Ihwal itu membuat Anies Baswedan berada dalam posisi dilematis. Sebab PKS pun menyodorkan beberapa nama sebagai Cawapres. Namun sikap PKS matang, elegan dan realistis. Tidak ngotot!
Menariknya SBY dan Demokrat tak hanya mengunci Anies. Namun, PDIP pun dibujuk agar AHY dipinang Ganjar Pranowo. Walhasil, saling kedip mata antara Puan dan AHY dimainkan.
Saat pertemuan Puan dan AHY berlangsung mesra, sikap Nasdem dan PKS merespon santai.
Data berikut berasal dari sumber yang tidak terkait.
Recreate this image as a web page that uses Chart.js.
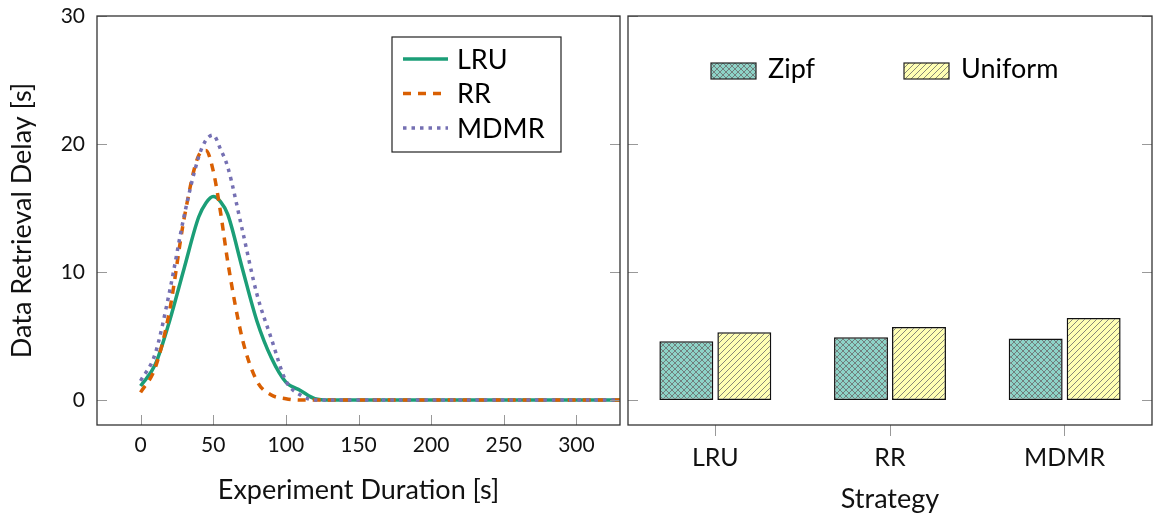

Tidak menuding SBY, AHY dan Demokrat pengkhianat. Bahkan Anies sangat tenang dan bijak.
Sejak itu publik membaca dengan sangat terang, SBY dan Demokrat kerja keras demi AHY jadi Cawapres. Tak peduli Anies atau Ganjar, yang penting hajat utama AHY masuk arena Pilpres.
Maklum, selama lebih dari 10 tahun SBY telah melakukan segala jurus politik. Tujuannya satu, AHY harus jadi Cawapres. Tidak ada yang dipikirkan selain hajat dan kepentingan tersebut.
Kini terbukti, setelah AHY tak dipilih jadi Cawapres, kemarahan pun meledak. Segala tudingan jahat dialamatkan pada Anies, Surya Paloh dan Nasdem. Seolah karir AHY sudah tamat.
Padahal, bukankah SBY dan Demokrat juga melobi PDIP untuk memasangkan Ganjar – AHY? Aneh, bermain di dua kaki, tapi marah ke Anies, sembari lembut dan mesra ke Ganjar, Megawati dan PDIP.
Andai SBY tulus berpihak pada aspirasi rakyat dan agenda perubahan, tentu tidak terjebak dalam ambisi buta. Mestinya SBY, AHY dan Demokrat bersikap konsisten sebagaimana PKS dan Nasdem.
Bongkar pasang Capres – Cawapres hal biasa!